**PROBLEM REQUIREMENTS**
What is to be printed is the span of lines starting at the one containing "Convert this diagram to TikZ code." and ending at the one containing "(stxt) at (277,192)", reproduced exactly with pictures left out.
:::::
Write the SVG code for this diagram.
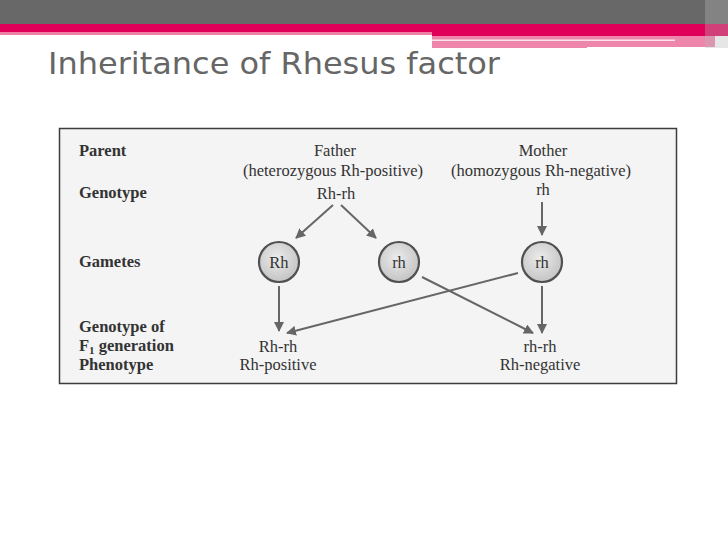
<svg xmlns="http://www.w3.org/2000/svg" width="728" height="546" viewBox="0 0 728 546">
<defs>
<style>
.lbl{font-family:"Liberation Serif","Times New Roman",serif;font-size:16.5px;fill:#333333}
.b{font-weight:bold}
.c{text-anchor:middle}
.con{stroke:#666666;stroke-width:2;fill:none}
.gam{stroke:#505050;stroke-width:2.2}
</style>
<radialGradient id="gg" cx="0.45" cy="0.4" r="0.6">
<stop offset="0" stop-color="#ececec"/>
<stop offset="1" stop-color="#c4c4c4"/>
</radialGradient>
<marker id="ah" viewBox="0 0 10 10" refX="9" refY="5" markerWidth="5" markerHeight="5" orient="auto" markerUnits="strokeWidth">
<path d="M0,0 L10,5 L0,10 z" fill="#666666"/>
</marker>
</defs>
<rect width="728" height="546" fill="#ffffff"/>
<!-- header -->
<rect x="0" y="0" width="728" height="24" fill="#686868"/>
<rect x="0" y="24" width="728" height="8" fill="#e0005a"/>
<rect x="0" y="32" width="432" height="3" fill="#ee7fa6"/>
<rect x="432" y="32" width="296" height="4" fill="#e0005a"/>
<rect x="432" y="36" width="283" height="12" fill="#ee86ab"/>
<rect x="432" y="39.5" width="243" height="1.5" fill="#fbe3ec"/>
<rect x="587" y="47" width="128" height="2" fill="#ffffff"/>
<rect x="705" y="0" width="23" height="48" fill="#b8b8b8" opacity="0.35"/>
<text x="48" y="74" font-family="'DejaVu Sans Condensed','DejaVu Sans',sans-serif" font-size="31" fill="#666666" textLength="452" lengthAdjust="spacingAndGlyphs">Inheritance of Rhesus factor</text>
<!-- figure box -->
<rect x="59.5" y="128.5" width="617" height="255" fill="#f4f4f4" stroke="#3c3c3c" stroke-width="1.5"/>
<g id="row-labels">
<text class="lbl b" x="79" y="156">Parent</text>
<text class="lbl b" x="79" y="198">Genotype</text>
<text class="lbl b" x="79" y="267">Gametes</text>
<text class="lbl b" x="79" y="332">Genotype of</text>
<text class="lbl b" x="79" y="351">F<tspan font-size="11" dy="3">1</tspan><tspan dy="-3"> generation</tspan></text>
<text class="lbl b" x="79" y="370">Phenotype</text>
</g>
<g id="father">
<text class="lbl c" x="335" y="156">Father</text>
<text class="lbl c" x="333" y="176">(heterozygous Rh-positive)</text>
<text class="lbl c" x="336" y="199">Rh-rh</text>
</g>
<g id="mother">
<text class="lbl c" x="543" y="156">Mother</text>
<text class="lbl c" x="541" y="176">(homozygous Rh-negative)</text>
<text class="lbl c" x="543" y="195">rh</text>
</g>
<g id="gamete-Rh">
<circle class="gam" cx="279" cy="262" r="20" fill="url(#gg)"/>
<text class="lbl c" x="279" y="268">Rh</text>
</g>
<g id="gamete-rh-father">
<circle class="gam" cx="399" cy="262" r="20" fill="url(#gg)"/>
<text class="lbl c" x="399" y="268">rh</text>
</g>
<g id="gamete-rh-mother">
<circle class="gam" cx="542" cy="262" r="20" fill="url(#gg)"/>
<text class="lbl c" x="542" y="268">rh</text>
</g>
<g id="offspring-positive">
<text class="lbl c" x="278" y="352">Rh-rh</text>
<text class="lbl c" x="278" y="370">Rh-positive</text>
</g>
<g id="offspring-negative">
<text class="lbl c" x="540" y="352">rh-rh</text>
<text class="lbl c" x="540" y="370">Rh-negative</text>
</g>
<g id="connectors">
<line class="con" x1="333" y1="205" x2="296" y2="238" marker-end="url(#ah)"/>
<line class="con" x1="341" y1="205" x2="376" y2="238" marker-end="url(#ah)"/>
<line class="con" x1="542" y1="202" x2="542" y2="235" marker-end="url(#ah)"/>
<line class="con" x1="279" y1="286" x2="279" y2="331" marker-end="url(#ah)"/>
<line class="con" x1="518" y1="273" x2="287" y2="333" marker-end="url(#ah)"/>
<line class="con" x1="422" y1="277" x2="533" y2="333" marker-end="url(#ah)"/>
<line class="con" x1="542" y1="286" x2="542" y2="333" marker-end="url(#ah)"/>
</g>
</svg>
:::::
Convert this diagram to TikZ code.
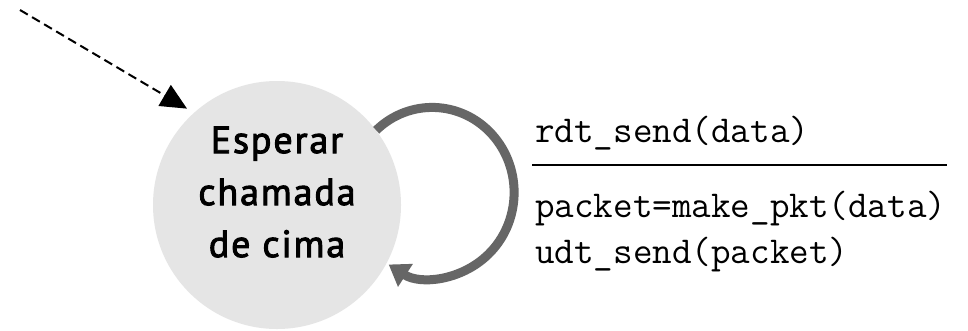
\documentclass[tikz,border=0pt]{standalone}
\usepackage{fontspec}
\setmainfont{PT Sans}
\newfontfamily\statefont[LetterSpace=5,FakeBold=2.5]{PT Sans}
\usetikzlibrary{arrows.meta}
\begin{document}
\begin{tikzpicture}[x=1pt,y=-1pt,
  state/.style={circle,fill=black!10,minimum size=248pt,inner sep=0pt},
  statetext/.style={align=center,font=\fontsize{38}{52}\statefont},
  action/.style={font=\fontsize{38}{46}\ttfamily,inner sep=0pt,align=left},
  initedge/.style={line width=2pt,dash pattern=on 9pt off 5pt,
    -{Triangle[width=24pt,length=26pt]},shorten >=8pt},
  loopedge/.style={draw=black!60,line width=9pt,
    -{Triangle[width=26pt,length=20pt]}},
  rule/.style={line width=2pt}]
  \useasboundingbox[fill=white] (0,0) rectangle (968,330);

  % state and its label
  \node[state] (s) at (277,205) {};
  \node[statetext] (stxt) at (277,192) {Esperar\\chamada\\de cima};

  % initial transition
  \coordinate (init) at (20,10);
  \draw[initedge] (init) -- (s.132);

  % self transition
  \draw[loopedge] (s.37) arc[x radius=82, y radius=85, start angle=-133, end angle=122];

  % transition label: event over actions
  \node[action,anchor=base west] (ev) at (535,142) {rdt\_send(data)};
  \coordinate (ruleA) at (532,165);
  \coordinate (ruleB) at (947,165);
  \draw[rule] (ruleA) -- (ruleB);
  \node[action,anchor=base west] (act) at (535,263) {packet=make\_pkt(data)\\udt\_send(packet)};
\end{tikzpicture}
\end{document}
:::::
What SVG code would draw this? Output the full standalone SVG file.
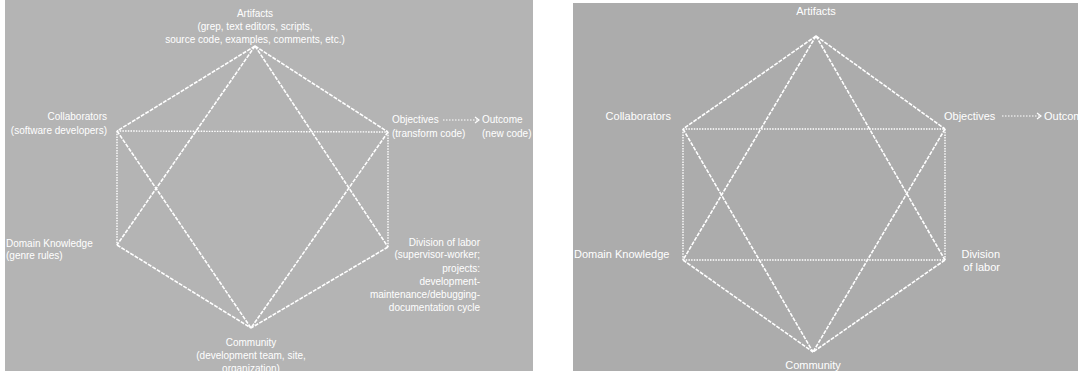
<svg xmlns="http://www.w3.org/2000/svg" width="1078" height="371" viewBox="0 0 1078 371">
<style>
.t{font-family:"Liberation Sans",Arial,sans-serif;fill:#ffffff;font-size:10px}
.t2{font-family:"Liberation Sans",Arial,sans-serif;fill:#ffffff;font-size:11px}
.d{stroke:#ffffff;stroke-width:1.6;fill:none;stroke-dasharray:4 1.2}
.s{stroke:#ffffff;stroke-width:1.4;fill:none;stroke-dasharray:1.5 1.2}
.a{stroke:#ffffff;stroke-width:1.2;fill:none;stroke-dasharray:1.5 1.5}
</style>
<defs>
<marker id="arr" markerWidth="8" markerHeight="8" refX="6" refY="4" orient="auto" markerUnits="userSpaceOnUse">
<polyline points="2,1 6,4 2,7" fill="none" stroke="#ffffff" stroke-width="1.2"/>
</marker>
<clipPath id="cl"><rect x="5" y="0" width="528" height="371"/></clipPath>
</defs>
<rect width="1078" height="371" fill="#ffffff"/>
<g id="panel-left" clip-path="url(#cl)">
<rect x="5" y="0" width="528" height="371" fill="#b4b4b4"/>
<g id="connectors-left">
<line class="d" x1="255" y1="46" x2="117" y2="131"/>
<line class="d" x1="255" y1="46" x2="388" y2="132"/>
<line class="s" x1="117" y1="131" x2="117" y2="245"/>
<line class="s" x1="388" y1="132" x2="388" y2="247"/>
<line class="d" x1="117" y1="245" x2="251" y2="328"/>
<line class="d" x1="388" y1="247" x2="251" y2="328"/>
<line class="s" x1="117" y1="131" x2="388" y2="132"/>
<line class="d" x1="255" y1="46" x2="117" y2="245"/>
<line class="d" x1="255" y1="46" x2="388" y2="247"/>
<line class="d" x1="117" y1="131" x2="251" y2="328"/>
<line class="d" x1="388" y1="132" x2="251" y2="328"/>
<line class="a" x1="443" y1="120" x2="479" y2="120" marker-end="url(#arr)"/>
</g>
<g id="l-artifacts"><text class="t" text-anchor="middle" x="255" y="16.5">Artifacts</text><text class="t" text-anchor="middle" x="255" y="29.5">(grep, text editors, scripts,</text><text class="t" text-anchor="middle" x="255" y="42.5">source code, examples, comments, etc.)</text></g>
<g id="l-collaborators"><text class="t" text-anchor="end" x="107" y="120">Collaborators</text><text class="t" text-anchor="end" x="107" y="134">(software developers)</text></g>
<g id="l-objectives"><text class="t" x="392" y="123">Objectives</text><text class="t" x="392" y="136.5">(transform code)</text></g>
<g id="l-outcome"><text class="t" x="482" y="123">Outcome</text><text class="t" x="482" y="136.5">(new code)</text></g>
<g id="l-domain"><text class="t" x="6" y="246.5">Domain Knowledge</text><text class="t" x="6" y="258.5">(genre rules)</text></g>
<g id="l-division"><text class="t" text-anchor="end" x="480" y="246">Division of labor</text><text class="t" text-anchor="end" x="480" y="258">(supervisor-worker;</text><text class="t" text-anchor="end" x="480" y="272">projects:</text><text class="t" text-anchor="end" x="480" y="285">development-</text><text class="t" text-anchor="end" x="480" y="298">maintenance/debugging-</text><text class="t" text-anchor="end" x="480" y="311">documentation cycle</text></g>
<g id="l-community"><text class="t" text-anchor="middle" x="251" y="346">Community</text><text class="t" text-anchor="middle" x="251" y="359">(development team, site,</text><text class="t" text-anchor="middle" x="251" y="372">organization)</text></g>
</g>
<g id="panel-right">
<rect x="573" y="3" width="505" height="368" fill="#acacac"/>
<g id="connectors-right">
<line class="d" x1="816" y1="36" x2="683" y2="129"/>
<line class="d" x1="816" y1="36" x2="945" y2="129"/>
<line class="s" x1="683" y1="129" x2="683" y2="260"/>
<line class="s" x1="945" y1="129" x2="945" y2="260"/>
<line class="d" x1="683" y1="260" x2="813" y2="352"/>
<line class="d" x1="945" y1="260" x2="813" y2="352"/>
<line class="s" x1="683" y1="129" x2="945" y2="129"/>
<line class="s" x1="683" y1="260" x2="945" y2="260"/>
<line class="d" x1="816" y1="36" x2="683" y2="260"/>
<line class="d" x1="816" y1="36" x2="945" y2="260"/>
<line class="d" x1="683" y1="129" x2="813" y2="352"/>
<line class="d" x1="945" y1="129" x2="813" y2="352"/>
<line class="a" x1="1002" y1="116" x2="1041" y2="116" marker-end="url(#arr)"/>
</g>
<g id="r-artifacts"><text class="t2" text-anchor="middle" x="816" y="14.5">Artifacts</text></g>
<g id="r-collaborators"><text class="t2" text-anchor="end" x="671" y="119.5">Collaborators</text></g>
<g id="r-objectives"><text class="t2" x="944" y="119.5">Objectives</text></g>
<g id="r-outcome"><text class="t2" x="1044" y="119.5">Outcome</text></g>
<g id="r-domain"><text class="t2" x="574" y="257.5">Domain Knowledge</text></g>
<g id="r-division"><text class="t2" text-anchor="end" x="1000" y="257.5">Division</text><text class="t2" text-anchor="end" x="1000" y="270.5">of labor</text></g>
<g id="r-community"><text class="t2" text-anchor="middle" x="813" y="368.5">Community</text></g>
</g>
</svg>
:::::
**ANSWER BELOW**
Convert this diagram to TikZ code.
\documentclass[tikz,border=0pt]{standalone}
\usepackage{fontspec}
\setmainfont{PT Sans}
\newfontfamily\statefont[LetterSpace=5,FakeBold=2.5]{PT Sans}
\usetikzlibrary{arrows.meta}
\begin{document}
\begin{tikzpicture}[x=1pt,y=-1pt,
  state/.style={circle,fill=black!10,minimum size=248pt,inner sep=0pt},
  statetext/.style={align=center,font=\fontsize{38}{52}\statefont},
  action/.style={font=\fontsize{38}{46}\ttfamily,inner sep=0pt,align=left},
  initedge/.style={line width=2pt,dash pattern=on 9pt off 5pt,
    -{Triangle[width=24pt,length=26pt]},shorten >=8pt},
  loopedge/.style={draw=black!60,line width=9pt,
    -{Triangle[width=26pt,length=20pt]}},
  rule/.style={line width=2pt}]
  \useasboundingbox[fill=white] (0,0) rectangle (968,330);

  % state and its label
  \node[state] (s) at (277,205) {};
  \node[statetext] (stxt) at (277,192) {Esperar\\chamada\\de cima};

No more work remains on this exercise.